Scientists Create Flexible Solar Panels That Turn Into Wallpaper, Window Shades
A team of scientists from Virginia Tech is working on a revolutionary way on how to use solar panels by making it flexible, turning them into everyday objects while producing renewable solar energy.
According to the research published in the journal ACS Energy Letters, this new technology allows solar panels to become more flexible and be transformed into wallpapers, window shades and other indoor fixtures. These flexible solar panels are designed to absorb light from inside and outside the building, recycling it to light energy.
The solar modules is just half a millimeter thick, has five layers and similar to a tile used in bathrooms. The thin, flexible structure is made possible through a screen-printing process that uses low-temperature titanium oxide paste .
"There are several elements that make the technology very appealing. First, it can be manufactured easily at low temperature, so the equipment to fabricate the panels is relatively inexpensive and easy to operate," said Shashank Priya, a team of mechanical and materials engineers and chemists at Virginia Tech and lead author of the study via Science Daily.
"Second, the scalability of being able to create the panels in sheet rolls means you could wallpaper your home in these panels to run everything from your alarm system, to recharging your devices, to powering your LED lights," Priya added.
Because of its tile-like structure, the flexible solar panels can be combined to cover large panels inside houses and buildings. A single panel can produce 75 milliwats of power. This means that if combined into a size of a standard sheet of paper, the solar panel will be able to power a smartphone, the study notes.

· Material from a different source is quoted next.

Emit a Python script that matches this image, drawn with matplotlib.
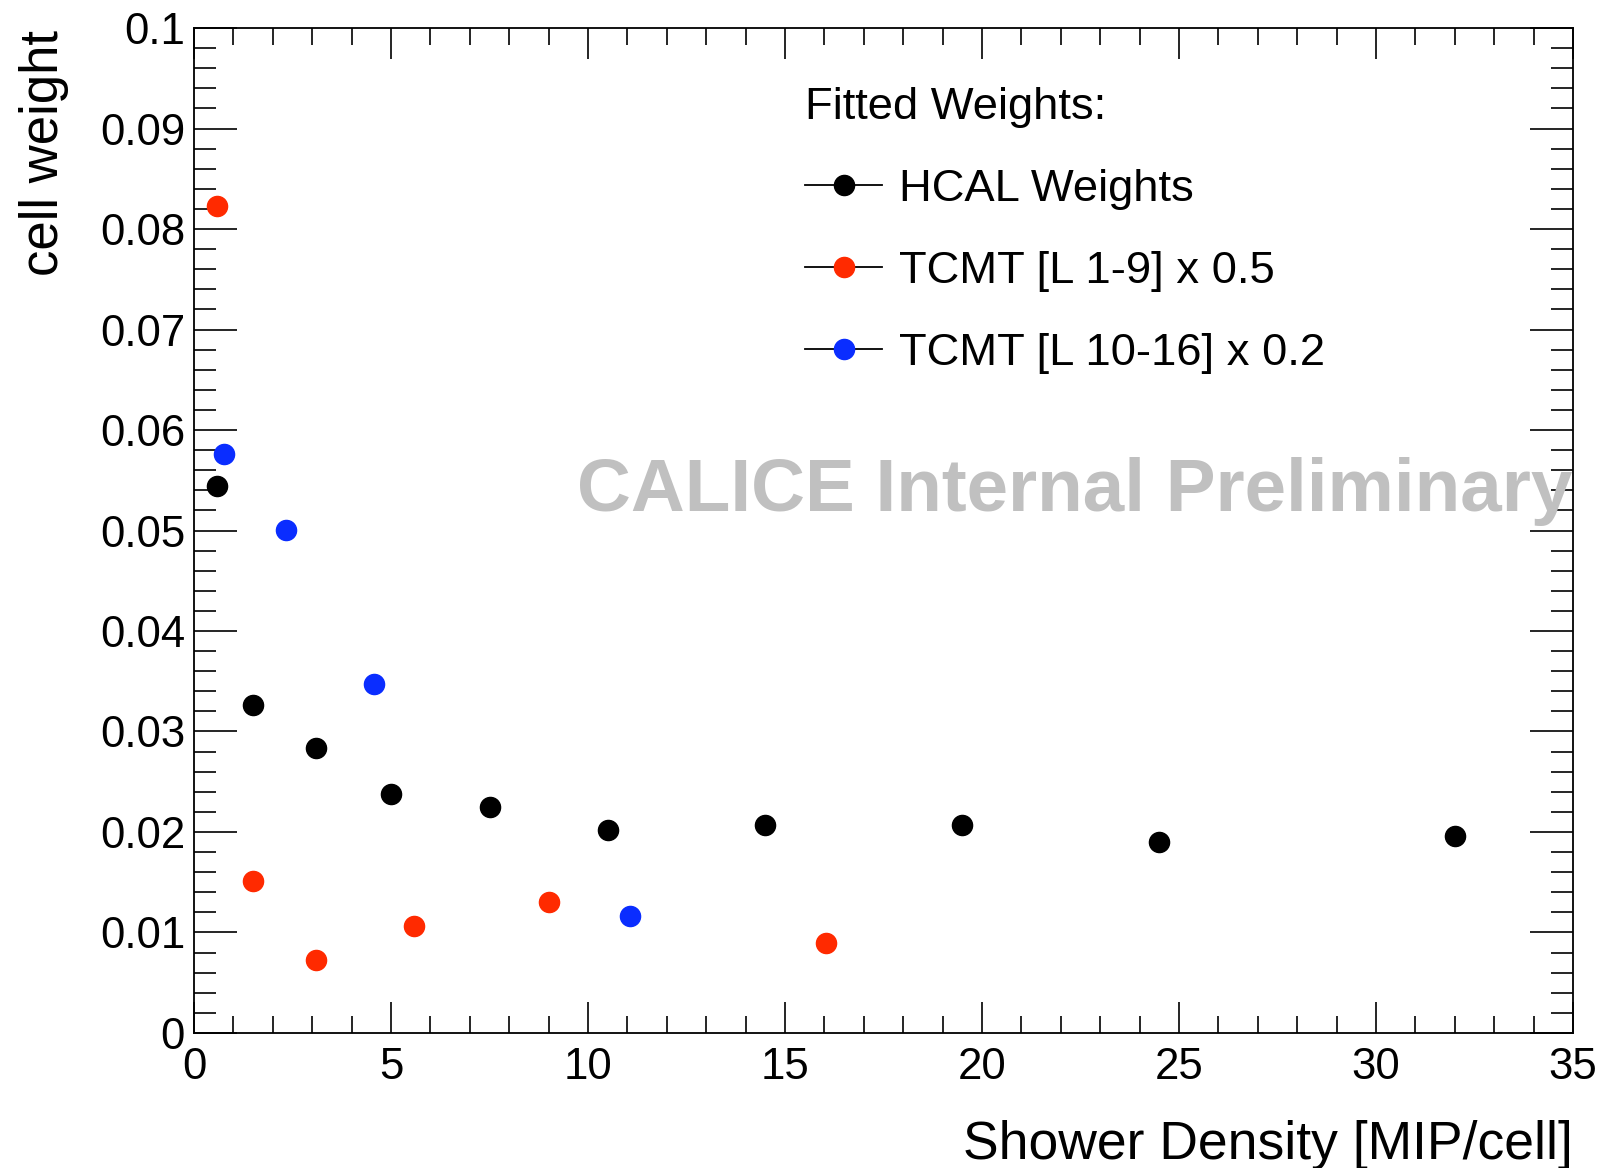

Besides its tile-like flexible structure, what makes this flexible solar panel special is its ability to absorb sunlight as well as diffused light from LED, incandescent and fluorescent light. This is a great leap from typical silicon-based solar panels, which can only absorb sunlight.
Priya said that the current efficiency of the solar cells can compete to silicon-based ones available in the market, but further research is needed to create an efficient flexible solar panel.
"Right now we are on the cutting edge of this technology. Our edge is in the ability to fabricate large-area modules with high efficiency. We are actively working to integrate the product with the market and we see a wide variety of uses for the technology, from clothing to windows, to smart buildings to UAVs to mobile charging stations," Priya said.